Masalah buta huruf di sini memanglah banyak penyebabnya. Mulai dari sedikitnya tenaga profesional. Jam belajar yang belum maksimal. Orang tua yang buta huruf. Masih banyak juga anak-anak yang terpaksa membantu orang tuanya mencari nafkah sehingga sering tidak masuk sekolah. Apalagi sarana dan prasarana di sini masih jauh dari kata layak.
Di sini, Pulau Mansinam hanya punya satu SD dan satu SMP. Itu saja menjadi tujuan anak-anak dari pulau lain. Misalnya anak-anak dari Pulau Lemon. Di sana, anak-anak bergantung pada kapal sekolah. Sayangnya mereka harus rela berbagi fungsi dengan masyarakat yang mencari nafkah sehari-hari. Mereka harus sabar menunggu hingga sore untuk bisa kembali ke rumah.
Kendala yang serupa juga dialami oleh para guru. Kebanyakan guru ini berdomisili di Kota Manokwari. Kapal yang terbatas untuk menyeberang. Membuat kelas sering kosong. Terkadang harus berjalan beberapa jam saja. Guru di sini harus berkejaran dengan jadwal keberangkatan kapal. Kenyataan ini membuat belajar mengajar harus beradaptasi dengan kondisi itu.
Kenyataan ini yang harus dihadapi oleh Bhrisco dan relawan Papua Future Project. Anak-anak Pulau Mansinam masih membutuhkan uluran tangan. Kondisi seperti inilah yang mengetuk pintu hati Bhrisco. Demi mewujudkan mimpi-mimpi besar anak-anak Pulau Mansinam.
Apa yang Diajarkan Di Sana?
Di setiap kelas, anak-anak asyik terlibat dalam beragam aktivitas edukatif dan interaktif. Mulai dari kenalan sama panca indra, belajar hidup bersih, paham dunia digital, sampe berhitung lewat permainan seru yang bikin ketagihan.
Untuk panca indra, mereka jelajahi lewat gambar tempel dan sambung gambar, sambil semangat nyebut fungsi masing-masing—seperti mata buat lihat, telinga buat mendengar.
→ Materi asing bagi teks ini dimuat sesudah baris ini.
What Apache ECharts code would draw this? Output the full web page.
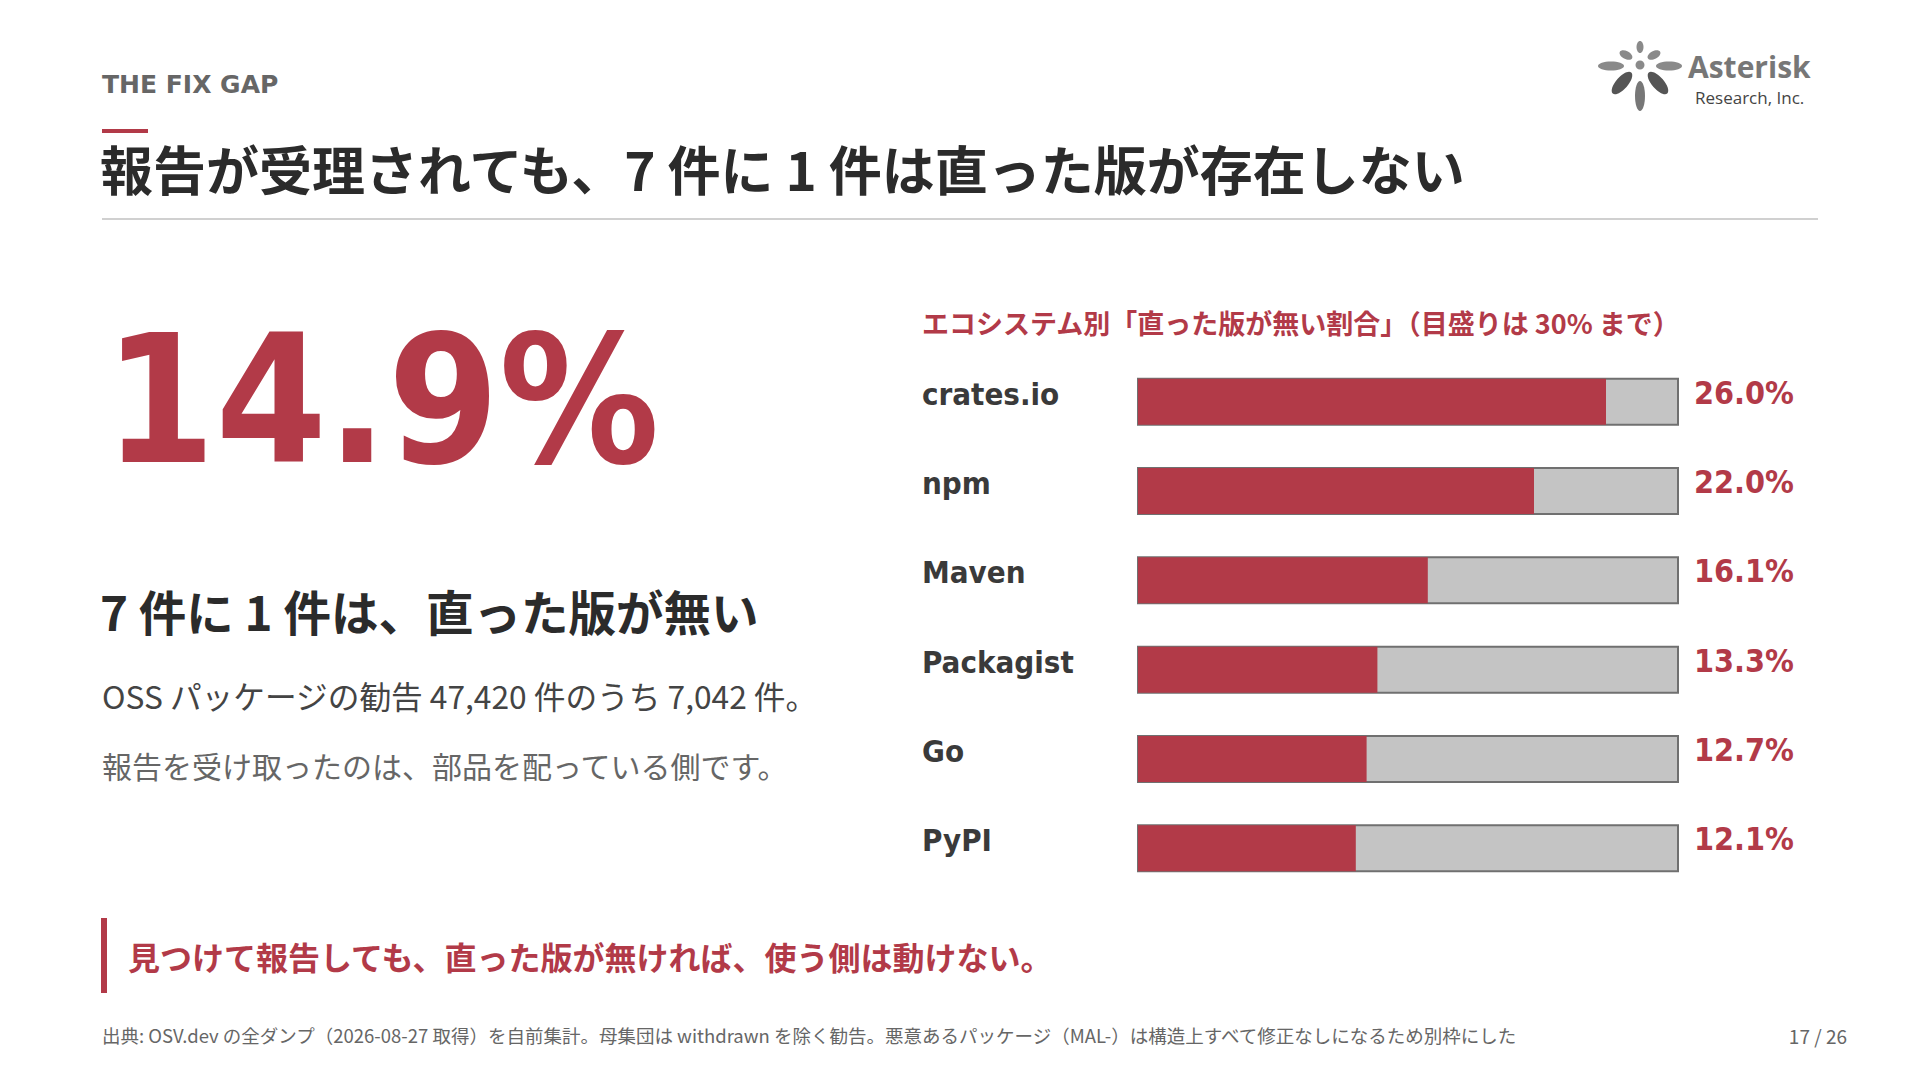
<!DOCTYPE html>
<html>
<head>
<meta charset="utf-8">
<script src="https://cdn.jsdelivr.net/npm/echarts@6/dist/echarts.min.js"></script>
<style>
  html, body { margin: 0; padding: 0; background: #fff; }
  #main { width: 1920px; height: 1080px; }
</style>
</head>
<body>
<div id="main"></div>
<script>
// data
var ecosystems = ['crates.io', 'npm', 'Maven', 'Packagist', 'Go', 'PyPI'];
var noFixShare = [26.0, 22.0, 16.1, 13.3, 12.7, 12.1];
var scaleMax = 30;

var RED = '#b23a48';
var JP = '"Noto Sans CJK JP", "Noto Sans", sans-serif';
var LATIN = '"DejaVu Sans Condensed", "DejaVu Sans", sans-serif';

var shareLabels = noFixShare.map(function (v) { return v.toFixed(1) + '%'; });

// slide texts / decoration drawn with graphic elements
function txt(x, y, text, size, color, weight, extra) {
    var s = {
        text: text, fontSize: size, fontFamily: JP, fontWeight: weight || 'normal',
        fill: color, align: 'left', verticalAlign: 'middle'
    };
    for (var k in extra || {}) s[k] = extra[k];
    return { type: 'text', x: x, y: y, style: s, silent: true };
}

function petal(x, y, rx, ry, rot, color) {
    return {
        type: 'ellipse', x: x, y: y, rotation: rot,
        shape: { cx: 0, cy: 0, rx: rx, ry: ry },
        style: { fill: color }, silent: true
    };
}

var graphics = [
    txt(102, 84, 'THE FIX GAP', 25, '#666', 'bold', { fontFamily: '"DejaVu Sans", sans-serif' }),
    { type: 'rect', shape: { x: 102, y: 129, width: 46, height: 4 }, style: { fill: RED } },
    txt(100, 168, '報告が受理されても、7 件に 1 件は直った版が存在しない', 53, '#2b2b2b', 'bold'),
    { type: 'rect', shape: { x: 102, y: 218, width: 1716, height: 2 }, style: { fill: '#d0d0d0' } },

    txt(104, 400, '14.9%', 178, RED, 'bold', { fontFamily: LATIN }),

    txt(100, 610, '7 件に 1 件は、直った版が無い', 47.5, '#2b2b2b', 'bold'),
    txt(102, 695, 'OSS パッケージの勧告 47,420 件のうち 7,042 件。', 31.7, '#444'),
    txt(102, 765, '報告を受け取ったのは、部品を配っている側です。', 30, '#666'),

    txt(922, 322, 'エコシステム別「直った版が無い割合」（目盛りは 30% まで）', 27, RED, 'bold'),

    { type: 'rect', shape: { x: 101, y: 918, width: 6, height: 75 }, style: { fill: RED } },
    txt(128, 956, '見つけて報告しても、直った版が無ければ、使う側は動けない。', 32, RED, 'bold'),

    txt(102, 1035, '出典: OSV.dev の全ダンプ（2026-08-27 取得）を自前集計。母集団は withdrawn を除く勧告。悪意あるパッケージ（MAL-）は構造上すべて修正なしになるため別枠にした', 18.5, '#666'),
    txt(1847, 1035, '17 / 26', 19, '#666', 'normal', { align: 'right' }),

    // logo
    petal(1640, 47, 3.5, 6, 0, '#8a8a8a'),
    petal(1626, 55, 7, 4, -0.5, '#8a8a8a'),
    petal(1654, 55, 7, 4, 0.5, '#8a8a8a'),
    petal(1611, 66, 13, 4.5, 0, '#8a8a8a'),
    petal(1669, 66, 13, 4.5, 0, '#8a8a8a'),
    petal(1640, 65, 4.5, 4.5, 0, '#8a8a8a'),
    petal(1622, 83, 14, 6, 0.85, '#555'),
    petal(1658, 83, 14, 6, -0.85, '#555'),
    petal(1640, 96, 5, 15, 0, '#777'),
    txt(1688, 66, 'Asterisk', 30, '#777', 'bold', { fontFamily: '"Open Sans", "Noto Sans", sans-serif' }),
    txt(1695, 97, 'Research, Inc.', 17, '#444', 'normal', { fontFamily: '"Open Sans", "Noto Sans", sans-serif' })
];

var chart = echarts.init(document.getElementById('main'), null, { renderer: 'svg' });

var option = {
    backgroundColor: '#fff',
    animation: false,
    grid: { left: 1138, right: 242, top: 357, bottom: 187, containLabel: false },
    xAxis: {
        type: 'value', min: 0, max: scaleMax, show: false
    },
    yAxis: [{
        type: 'category',
        inverse: true,
        data: ecosystems,
        axisLine: { show: false },
        axisTick: { show: false },
        axisLabel: {
            margin: 216, align: 'left', verticalAlign: 'bottom', lineHeight: 16,
            fontSize: 31, fontWeight: 'bold', color: '#3a3a3a', fontFamily: LATIN
        }
    }, {
        type: 'category',
        inverse: true,
        position: 'right',
        data: shareLabels,
        axisLine: { show: false },
        axisTick: { show: false },
        axisLabel: {
            margin: 16, align: 'left', verticalAlign: 'bottom', lineHeight: 18,
            fontSize: 32, fontWeight: 'bold', color: RED, fontFamily: LATIN
        }
    }],
    series: [{
        type: 'bar',
        data: noFixShare,
        barWidth: 46,
        itemStyle: { color: RED },
        showBackground: true,
        backgroundStyle: { color: '#c4c4c4', borderColor: '#707070', borderWidth: 2 },
        silent: true
    }],
    graphic: graphics
};

chart.setOption(option);
</script>
</body>
</html>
Ini nggak cuma tambah ingatan, tapi juga latih motorik halus biar lebih lincah dan berkembang pesat.
Abis itu, petualangan lanjut ke pantai dengan permainan "cari dan cocokkan" warna. Setelah kumpulin benda alam macam-macam, mereka bikin kolase kreatif dari hasil buruan. Terus, diajarin cuci tangan yang benar—dari situ, anak-anak paham soal kebersihan, mandiri, dan kenapa hidup sehat itu penting banget.
Anak-anak mulai kenalan sama dunia digital lewat laptop dan smartphone. Mereka coba buka aplikasi, ngetik-ngetik, sampai paham ikon save, copy, paste—semuanya dengan tangan mungil yang penasaran.
Lalu, nonton video animasi seru soal ekosistem laut, diikuti sesi tanya-jawab yang bikin fokus dan ingatan mereka makin tajam. Yang jawab benar? Dapet pujian hangat, stiker bintang kinclong, camilan enak, plus kerajinan tangan lokal sebagai hadiah spesial.
Matematika juga nggak kalah asyik pakai UNOMath! Mereka main bareng sambil latihan tambah, kurang, kali, bagi—semua jadi strategi cerdas dalam permainan tim. Ini nggak cuma cepetin hitung-hitungan, tapi juga ajarin kerjasama dan mikir taktis bareng teman.
Minggu ini buktiin banget: belajar bisa fun, kreatif, dan berarti meski di tengah keterbatasan. Jordy yakin, api mimpi nggak bakal padam—ini kobaran semangat dari barat Papua yang siap menyala terang!